Stefan Maurers Interpretation zu diesen Monologen des Scheiterns ist eingebettet in die Kulisse einer haushohen Gardine aus Druckerpapier, leicht bogenförmig herabhängend, zugleich als Vorhang und Flipchart genutzt. Beschrieben wird die Zellulosewand mit Van Houtens Theorem, das zugleich versucht, die Existenz zu quantifizieren. Dazu gesellt sich eine Telefonnummer, auf die sich so manches Individuum im Kommunikationszeitalter begrenzen lässt. Über diese Momente hinaus wirken die Papierrollen leer und nutzlos. Sie werden von den scheiternden Protagonisten nicht mit Leben, Ideen und Fantasie erfüllt. Die ihnen fehlenden Perspektiven machen sie zu Gestalten, die an diesem Leben vorbeihecheln, keine Funktion übernommen haben. Zum Möbelstück reicht ein markantes Möbelstück aus dieser Welt: der Bürostuhl.
Maurers Inszenierung lebt jedoch insbesondere von ihren teilweise herausragenden Darstellern. Konstantin Bühler übernimmt in diesem Sinne nicht nur die Rolle des Gescheiterten, er begegnet dem nach Gewinnoptimierung hinterher keuchenden Treiben seines Umfelds und der durch den Unterhaltungsindex auch noch theaterkritischen Noten dieser Produktion aus selbstbewusst hochnäsiger Beobachter-Distanz. In ihrer natürlichen Hektik und im zaghaften Versuch an der Unmenschlichkeit gegenüber ihrer verunfallten Kollegin überragt aber niemand so sehr wie Petra Förster, die dem Ende hin zu Hochform aufläuft. Auch Sebastian Herrmann spielt den leidenschaftlichen und doch selbstmitleidigen Wissenschaftler gekonnt.
Die Handlung findet ihren Rhythmus aus dem Stand, das Finale dieses zweistündigen Theaterabends ist ohne Zweifel geprägt von atmosphärischer Dichte und sprachlicher Wucht.

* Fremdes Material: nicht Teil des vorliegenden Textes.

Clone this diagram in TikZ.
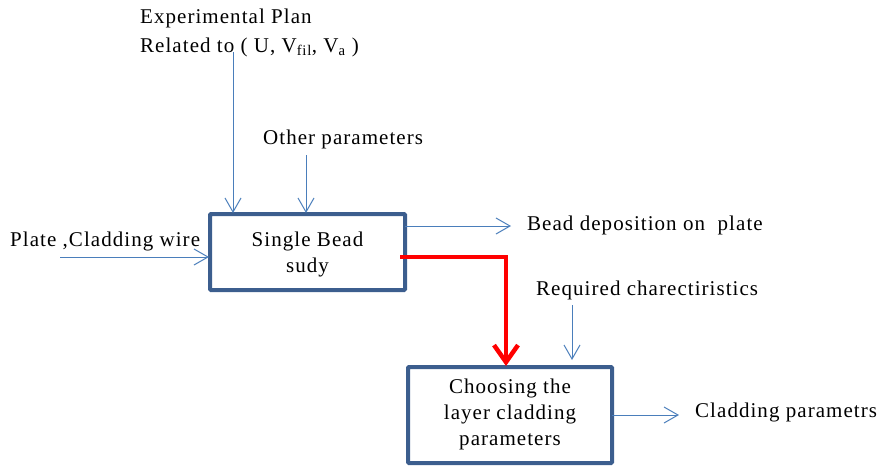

Beispielweise aber in jener Szene, in der die beiden Martina-Figuren sich im Tabakladen Wunsch und Frust von der Seele reden, wird die Überlänge zu deutlich und Langatmigkeit macht sich breit.
Maurers » [ungefähr gleich] ist thematisch nicht immer originell und doch bewegend. Die Komposition von Wirtschaftsgeschichte, kommentierenden Figuren, Einbindung des Zuschauerraums und realer Handlung sorgt trotz Längen jedoch für einen interessanten Thea-terabend im Théâtre des Capucins.